## DATA LINES
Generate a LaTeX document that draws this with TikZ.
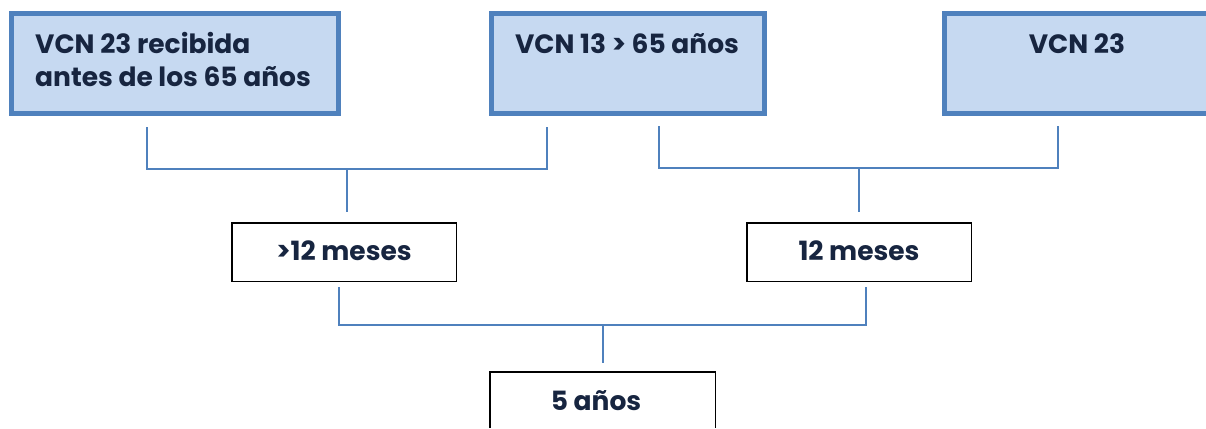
\documentclass[tikz,border=0pt]{standalone}
\usepackage{fontspec}
\setmainfont{Poppins}
\definecolor{accent}{HTML}{4F81BD}
\definecolor{lightfill}{HTML}{C6D9F1}
\definecolor{navy}{HTML}{172540}
\begin{document}
\begin{tikzpicture}[x=1pt,y=-1pt,
  topbox/.style={draw=accent, line width=5pt, fill=lightfill, minimum height=100pt, inner sep=0pt},
  midbox/.style={draw=black, line width=1.5pt, fill=white, minimum width=224.5pt, minimum height=58.5pt, inner sep=0pt},
  conn/.style={draw=accent, line width=2pt},
  txt/.style={font=\bfseries\fontsize{26.5}{33}\selectfont, text=navy, inner sep=0pt}]
\useasboundingbox (0,0) rectangle (1206,428);
% top boxes
\node[topbox, minimum width=327pt] (b1) at (175,63.5) {};
\node[topbox, minimum width=273pt] (b2) at (628,63.5) {};
\path[fill=lightfill] (944.5,13.5) rectangle (1206,113.5);
\draw[accent, line width=5pt] (1206,13.5) -- (944.5,13.5) -- (944.5,113.5) -- (1206,113.5);
\node[inner sep=0pt, minimum width=261.5pt, minimum height=100pt] (b3) at (1075.25,63.5) {};
% middle boxes
\node[midbox] (m1) at (344,252) {};
\node[midbox] (m2) at (859,252) {};
% bottom box
\path[fill=white] (489.75,371.75) rectangle (715.25,428);
\draw[black, line width=1.5pt] (489.75,428) -- (489.75,371.75) -- (715.25,371.75) -- (715.25,428);
\node[inner sep=0pt, minimum width=225.5pt, minimum height=56.25pt] (f) at (602.5,399.875) {};
% texts
\node[txt, anchor=base west, align=left] (t1) at (35,86) {VCN 23 recibida\\antes de los 65 años};
\node[txt, anchor=base] (t2) at (627,53) {VCN 13 > 65 años};
\node[txt, anchor=base] (t3) at (1077,53) {VCN 23};
\node[txt, anchor=base] (t4) at (344,260) {>12 meses};
\node[txt, anchor=base] (t5) at (859,260) {12 meses};
\node[txt, anchor=base] (t6) at (596,410) {5 años};
% connectors
\coordinate (m1t) at ([yshift=10pt]m1.north);
\coordinate (m2t) at ([yshift=10pt]m2.north);
\coordinate (ft) at ([yshift=9pt]f.north);
\coordinate (l1) at (147,127);
\coordinate (l2) at (547,127);
\coordinate (j1) at (347,169);
\draw[conn] (l1) |- (j1) -| (l2);
\draw[conn] (j1) -- (j1 |- m1t);
\coordinate (r1) at (659,126);
\coordinate (r2) at (1058,126);
\coordinate (j2) at (859,168);
\draw[conn] (r1) |- (j2) -| (r2);
\draw[conn] (j2) -- (j2 |- m2t);
\coordinate (d1) at (339,287);
\coordinate (d2) at (866,287);
\coordinate (j3) at (603,325);
\draw[conn] (d1) |- (j3) -| (d2);
\draw[conn] (j3) -- (j3 |- ft);
\end{tikzpicture}
\end{document}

## WHAT YOU ARE ASKED TO DO
Please set down each line of the data above exactly as written, without the pictures.

## THE RESULT
Generate a LaTeX document that draws this with TikZ.
\documentclass[tikz,border=0pt]{standalone}
\usepackage{fontspec}
\setmainfont{Poppins}
\definecolor{accent}{HTML}{4F81BD}
\definecolor{lightfill}{HTML}{C6D9F1}
\definecolor{navy}{HTML}{172540}
\begin{document}
\begin{tikzpicture}[x=1pt,y=-1pt,
  topbox/.style={draw=accent, line width=5pt, fill=lightfill, minimum height=100pt, inner sep=0pt},
  midbox/.style={draw=black, line width=1.5pt, fill=white, minimum width=224.5pt, minimum height=58.5pt, inner sep=0pt},
  conn/.style={draw=accent, line width=2pt},
  txt/.style={font=\bfseries\fontsize{26.5}{33}\selectfont, text=navy, inner sep=0pt}]
\useasboundingbox (0,0) rectangle (1206,428);
% top boxes
\node[topbox, minimum width=327pt] (b1) at (175,63.5) {};
\node[topbox, minimum width=273pt] (b2) at (628,63.5) {};
\path[fill=lightfill] (944.5,13.5) rectangle (1206,113.5);
\draw[accent, line width=5pt] (1206,13.5) -- (944.5,13.5) -- (944.5,113.5) -- (1206,113.5);
\node[inner sep=0pt, minimum width=261.5pt, minimum height=100pt] (b3) at (1075.25,63.5) {};
% middle boxes
\node[midbox] (m1) at (344,252) {};
\node[midbox] (m2) at (859,252) {};
% bottom box
\path[fill=white] (489.75,371.75) rectangle (715.25,428);
\draw[black, line width=1.5pt] (489.75,428) -- (489.75,371.75) -- (715.25,371.75) -- (715.25,428);
\node[inner sep=0pt, minimum width=225.5pt, minimum height=56.25pt] (f) at (602.5,399.875) {};
% texts
\node[txt, anchor=base west, align=left] (t1) at (35,86) {VCN 23 recibida\\antes de los 65 años};
\node[txt, anchor=base] (t2) at (627,53) {VCN 13 > 65 años};
\node[txt, anchor=base] (t3) at (1077,53) {VCN 23};
\node[txt, anchor=base] (t4) at (344,260) {>12 meses};
\node[txt, anchor=base] (t5) at (859,260) {12 meses};
\node[txt, anchor=base] (t6) at (596,410) {5 años};
% connectors
\coordinate (m1t) at ([yshift=10pt]m1.north);
\coordinate (m2t) at ([yshift=10pt]m2.north);
\coordinate (ft) at ([yshift=9pt]f.north);
\coordinate (l1) at (147,127);
\coordinate (l2) at (547,127);
\coordinate (j1) at (347,169);
\draw[conn] (l1) |- (j1) -| (l2);
\draw[conn] (j1) -- (j1 |- m1t);
\coordinate (r1) at (659,126);
\coordinate (r2) at (1058,126);
\coordinate (j2) at (859,168);
\draw[conn] (r1) |- (j2) -| (r2);
\draw[conn] (j2) -- (j2 |- m2t);
\coordinate (d1) at (339,287);
\coordinate (d2) at (866,287);
\coordinate (j3) at (603,325);
\draw[conn] (d1) |- (j3) -| (d2);
\draw[conn] (j3) -- (j3 |- ft);
\end{tikzpicture}
\end{document}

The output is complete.